2019 is coming to a close. What lessons are is Viktor Fores taking from it?
2018 and 19 are being years of transition, after my move from Madrid to Galicia. I started to seek for new projects here (club nights, festivals, artist management…), and had to remind to myself that things here run on a different speed than in Madrid, for example. Galicians need 3 or 4 meetings and coffee time to chit-chat and 3 or 4 more to start executing ;-)
Also, as pointed before, club scene is not living its best moments here, but instead of complaining, I prefer to see an opportunity rather than a threat. So, still a lot of room to improve and create new things. And despite all of this, there’s a bunch of talented artists, collectives and promoters that are struggling to create something fresh and with consistency again. Collectives like Dial, Retrofuture, Under the Ball, Certain Music, La Melona, Qué Facemos, Flop and Tentacle Festivals, Mondo Club and many others are working hard for it. And, especially, festivals like Sinsal, WOS or Fanzine. You need to be very brave, and even a bit reckless, to produce events with the approach, concept and line-ups like these ones. Nothing to envy to other major festivals in biggest cities in Spain, so thumbs-up to all of them!

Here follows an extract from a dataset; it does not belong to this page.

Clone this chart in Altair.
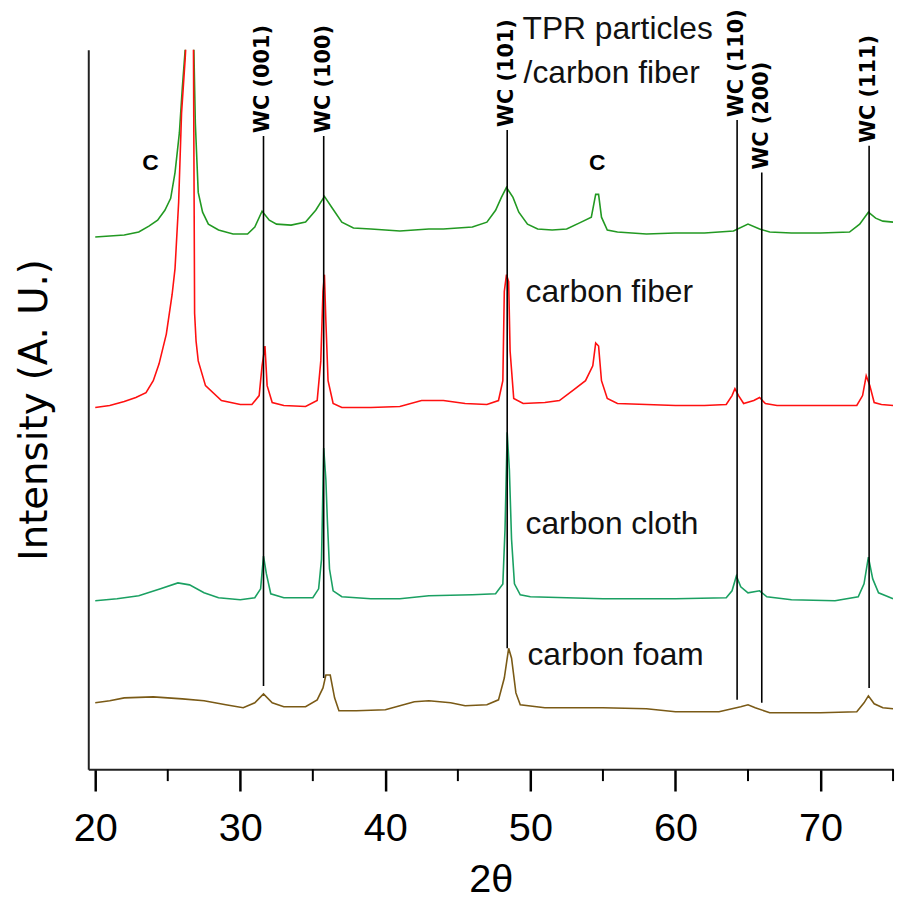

What do you hope to achieve in 2020?
Keep being involved in this industry: DJing, launching events, supporting other artists careers, co-creating concepts and marketing strategies for festivals and events… Organize some cool events for my 25 years DJ anniversary and, at the same time, create and launch a new music project besides ‘Viktor Flores’. So, not nostalgia at all and yes to look forward to the next 25!